Trump has said that the US government shutdown is now affecting the stock market... do not expect it to end soon

The current government shutdown is not only the longest in U.S. history — it also appears to be the most economically harmful.

Normally, shutdowns cause brief disruptions that are quickly reversed once funding is restored. But the ongoing lapse in government funding, now in its 36th day since beginning on October 1, is already inflicting significant — though temporary — damage on the U.S. economy.

Millions of people are not receiving food stamp benefits they depend on. Roughly 1.4 million federal employees have missed paychecks, despite many continuing to work without pay. At the same time, the release of key government data has stopped, leaving policymakers and financial markets operating without up-to-date economic information.

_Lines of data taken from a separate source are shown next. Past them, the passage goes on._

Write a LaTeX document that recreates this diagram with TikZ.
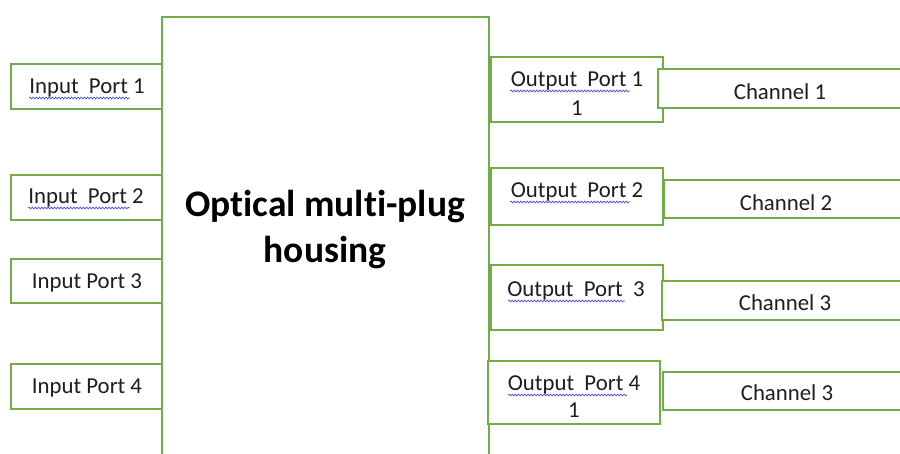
\documentclass[tikz,border=0pt]{standalone}
\usepackage{fontspec}
\setmainfont{Carlito}[Ligatures=NoCommon]
\usetikzlibrary{decorations.pathmorphing}
\definecolor{ogreen}{RGB}{112,173,71}
\definecolor{txt}{RGB}{30,30,30}
\definecolor{spell}{RGB}{70,80,220}
\tikzset{
  box/.style={draw=ogreen, line width=2.8pt, fill=white, rectangle, inner sep=0pt, outer sep=0pt, anchor=north west},
  lbl/.style={text=txt, inner sep=0pt, font=\fontsize{22.8}{28}\selectfont, align=center},
  ttl/.style={text=black, inner sep=0pt, font=\bfseries\fontsize{37.5}{47}\selectfont, align=center},
  wavy/.style={draw=spell, line width=0.7pt, decorate, decoration={snake, amplitude=0.9pt, segment length=3.2pt}}
}
\begin{document}
\begin{tikzpicture}[x=1pt,y=-1pt]
\path[use as bounding box] (0,0) rectangle (900,454);
\clip (0,0) rectangle (900,454);
% main housing
\node[box, minimum width=327pt, minimum height=460pt] (main) at (162,17) {};
\node[ttl] (title) at (325,230) {Optical multi-plug\\[-1pt]housing};
% input ports
\node[box, minimum width=151pt, minimum height=45pt] (ip1) at (11,64) {};
\node[box, minimum width=151pt, minimum height=45pt] (ip2) at (11,175) {};
\node[box, minimum width=151pt, minimum height=44pt] (ip3) at (11,259) {};
\node[box, minimum width=151pt, minimum height=45pt] (ip4) at (11,364) {};
\node[lbl] (tip1) at (87,88) {Input\ \ Port 1};
\node[lbl] (tip2) at (86,198) {Input\ \ Port 2};
\node[lbl] (tip3) at (87,283) {Input Port 3};
\node[lbl] (tip4) at (87,388) {Input Port 4};
% output ports
\node[box, minimum width=172pt, minimum height=65pt] (op1) at (491,57) {};
\node[box, minimum width=172pt, minimum height=57pt] (op2) at (491,168) {};
\node[box, minimum width=172pt, minimum height=65pt] (op3) at (491,265) {};
\node[box, minimum width=172pt, minimum height=63pt] (op4) at (488,361) {};
% channels
\node[box, minimum width=260pt, minimum height=39pt] (ch1) at (658,69) {};
\node[box, minimum width=260pt, minimum height=38pt] (ch2) at (664,180) {};
\node[box, minimum width=260pt, minimum height=39pt] (ch3) at (662,281) {};
\node[box, minimum width=260pt, minimum height=38pt] (ch4) at (663,372) {};
% output labels
\node[lbl] (top1) at (577,81) {Output\ \ Port 1};
\node[lbl] (top1b) at (577,108) {1};
\node[lbl] (top2) at (577,192) {Output\ \ Port 2};
\node[lbl] (top3) at (576,291) {Output\ \ Port\ \ 3};
\node[lbl] (top4) at (574,385) {Output\ \ Port 4};
\node[lbl] (top4b) at (574,410) {1};
% channel labels
\node[lbl] (tch1) at (780,92) {Channel 1};
\node[lbl] (tch2) at (786,203) {Channel 2};
\node[lbl] (tch3) at (785,303) {Channel 3};
\node[lbl] (tch4) at (787,393) {Channel 3};
% spell-check underlines
\draw[wavy] (29,98) -- (130,98);
\draw[wavy] (28,208) -- (130,208);
\draw[wavy] (510,91) -- (630,91);
\draw[wavy] (510,202) -- (630,202);
\draw[wavy] (508,301) -- (625,301);
\draw[wavy] (508,395) -- (627,395);
\end{tikzpicture}
\end{document}
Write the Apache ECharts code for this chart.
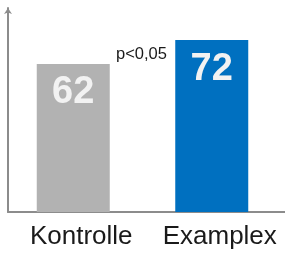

Alec Phillips, chief political economist at Goldman Sachs, wrote in a recent note that “The current shutdown looks likely to have the greatest economic impact of any shutdown on record.”

Goldman Sachs estimates that even if the shutdown were to end next week, it would still reduce fourth-quarter real GDP growth by 1.15 percentage points. The Congressional Budget Office projects GDP could shrink by one to two percentage points, warning that “Those effects will intensify the longer the shutdown lasts.” Although most lost output will be recovered later, the CBO estimates that between $7 billion and $14 billion in economic activity will be permanently wiped out.

Goldman Sachs now expects fourth-quarter GDP to grow only 1%, a steep drop from the 3% to 4% growth projected for the previous quarter. Phillips wrote that this shutdown will cause “a much greater hit to growth than any prior shutdown” because it has lasted longer than any other and has halted the entire government’s funding. In contrast, the 2018–2019 shutdown — previously the longest — was only partial and affected about 10% of federal spending. The current shutdown has stopped 100% of appropriations.

David Kelly, chief global strategist at JPMorgan Asset Management, said the timing makes the situation worse because “The economy was already going to slow down, and this just made it worse.” He pointed to high tariffs, reduced immigration, and the resumption of student loan payments as additional drags on economic activity.

Kelly added that it is “shocking” to witness “how much public pain (Democrats and Republicans) are willing to inflict just to get a political gain.”